Given data |
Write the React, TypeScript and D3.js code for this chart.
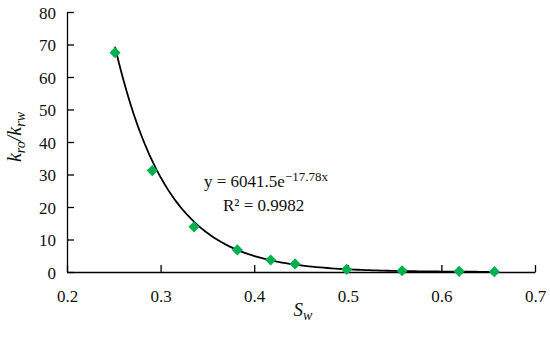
import React from "react";
import * as d3 from "d3";

// measured points (Sw, kro/krw)
const swValues = [0.2513, 0.2911, 0.3357, 0.382, 0.4176, 0.4436, 0.4988, 0.558, 0.619, 0.6566];
const ratioValues = [67.5, 31.2, 13.9, 6.8, 3.7, 2.5, 0.8, 0.4, 0.2, 0.1];
const xTicks = [0.2, 0.3, 0.4, 0.5, 0.6, 0.7];
const yTicks = [0, 10, 20, 30, 40, 50, 60, 70, 80];
// exponential trendline y = a * e^(b x)
const fitA = 6041.5;
const fitB = -17.78;

const FONT = "Liberation Serif, Times New Roman, serif";

export default function App() {
  const svgRef = React.useRef<SVGSVGElement>(null);

  React.useEffect(() => {
    const width = 550;
    const height = 337;
    const svg = d3
      .select(svgRef.current)
      .attr("width", width)
      .attr("height", height)
      .attr("font-family", FONT);
    svg.selectAll("*").remove();

    const left = 67;
    const right = 535;
    const top = 12;
    const bottom = 272;

    const xScale = d3.scaleLinear().domain([0.2, 0.7]).range([left, right]);
    const yScale = d3.scaleLinear().domain([0, 80]).range([bottom, top]);

    // axes, ticks pointing into the plot
    const xAxis = d3
      .axisBottom(xScale)
      .tickValues(xTicks)
      .tickSizeInner(-7)
      .tickSizeOuter(0)
      .tickPadding(18)
      .tickFormat(d3.format(".1f"));
    const yAxis = d3
      .axisLeft(yScale)
      .tickValues(yTicks)
      .tickSizeInner(-7)
      .tickSizeOuter(0)
      .tickPadding(11);

    const gx = svg.append("g").attr("transform", `translate(0, ${bottom})`).call(xAxis);
    const gy = svg.append("g").attr("transform", `translate(${left}, 0)`).call(yAxis);

    [gx, gy].forEach((g) => {
      g.attr("font-family", FONT).attr("font-size", 17);
      g.selectAll("path, line").attr("stroke", "#000").attr("stroke-width", 1.3);
      g.selectAll("text")
        .style("font-family", FONT)
        .style("font-size", "17px")
        .attr("fill", "#111");
    });
    gy.selectAll("text").attr("dy", "0.36em");

    // trendline
    const fitX = d3.range(0, 101).map((i) => swValues[0] + (i / 100) * (swValues[swValues.length - 1] - swValues[0]));
    const line = d3
      .line<number>()
      .x((d) => xScale(d))
      .y((d) => yScale(fitA * Math.exp(fitB * d)));
    svg
      .append("path")
      .datum(fitX)
      .attr("d", line)
      .attr("fill", "none")
      .attr("stroke", "#000")
      .attr("stroke-width", 1.8);

    // diamond markers
    const diamond = d3.symbol().type(d3.symbolSquare).size(62);
    svg
      .selectAll(".pt")
      .data(swValues)
      .enter()
      .append("path")
      .attr("class", "pt")
      .attr("d", diamond)
      .attr("transform", (d, i) => `translate(${xScale(d)}, ${yScale(ratioValues[i])}) rotate(45)`)
      .attr("fill", "#00B050");

    // equation
    const eq = svg
      .append("text")
      .attr("x", 204)
      .attr("y", 187)
      .attr("font-size", 17)
      .attr("fill", "#111");
    eq.append("tspan").text("y = 6041.5e");
    eq.append("tspan").attr("font-size", 13).attr("dy", -6).text("\u221217.78x");

    svg
      .append("text")
      .attr("x", 223)
      .attr("y", 211)
      .attr("font-size", 17)
      .attr("fill", "#111")
      .text("R\u00b2 = 0.9982");

    // axis titles
    const xt = svg
      .append("text")
      .attr("x", 303)
      .attr("y", 316)
      .attr("text-anchor", "middle")
      .attr("font-size", 19)
      .attr("font-style", "italic")
      .attr("fill", "#111");
    xt.append("tspan").text("S");
    xt.append("tspan").attr("font-size", 14).attr("dy", 4).text("w");

    const yt = svg
      .append("text")
      .attr("transform", "translate(21, 137) rotate(-90)")
      .attr("text-anchor", "middle")
      .attr("font-size", 20)
      .attr("font-style", "italic")
      .attr("fill", "#111");
    yt.append("tspan").text("k");
    yt.append("tspan").attr("font-size", 14).attr("dy", 4).text("ro");
    yt.append("tspan").attr("dy", -4).text("/k");
    yt.append("tspan").attr("font-size", 14).attr("dy", 4).text("rw");
  }, []);

  return (
    <svg
      ref={svgRef}
      style={{ position: "absolute", left: 0, top: 0, background: "#fff" }}
    />
  );
}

The problem |
From the first line of the listing above, repeat every line through the one holding "d3.scaleLinear().domain([0, 80]).range([bottom, top]);". Both ends count, and pictures stay out.

Final answer |
Write the React, TypeScript and D3.js code for this chart.
import React from "react";
import * as d3 from "d3";

// measured points (Sw, kro/krw)
const swValues = [0.2513, 0.2911, 0.3357, 0.382, 0.4176, 0.4436, 0.4988, 0.558, 0.619, 0.6566];
const ratioValues = [67.5, 31.2, 13.9, 6.8, 3.7, 2.5, 0.8, 0.4, 0.2, 0.1];
const xTicks = [0.2, 0.3, 0.4, 0.5, 0.6, 0.7];
const yTicks = [0, 10, 20, 30, 40, 50, 60, 70, 80];
// exponential trendline y = a * e^(b x)
const fitA = 6041.5;
const fitB = -17.78;

const FONT = "Liberation Serif, Times New Roman, serif";

export default function App() {
  const svgRef = React.useRef<SVGSVGElement>(null);

  React.useEffect(() => {
    const width = 550;
    const height = 337;
    const svg = d3
      .select(svgRef.current)
      .attr("width", width)
      .attr("height", height)
      .attr("font-family", FONT);
    svg.selectAll("*").remove();

    const left = 67;
    const right = 535;
    const top = 12;
    const bottom = 272;

    const xScale = d3.scaleLinear().domain([0.2, 0.7]).range([left, right]);
    const yScale = d3.scaleLinear().domain([0, 80]).range([bottom, top]);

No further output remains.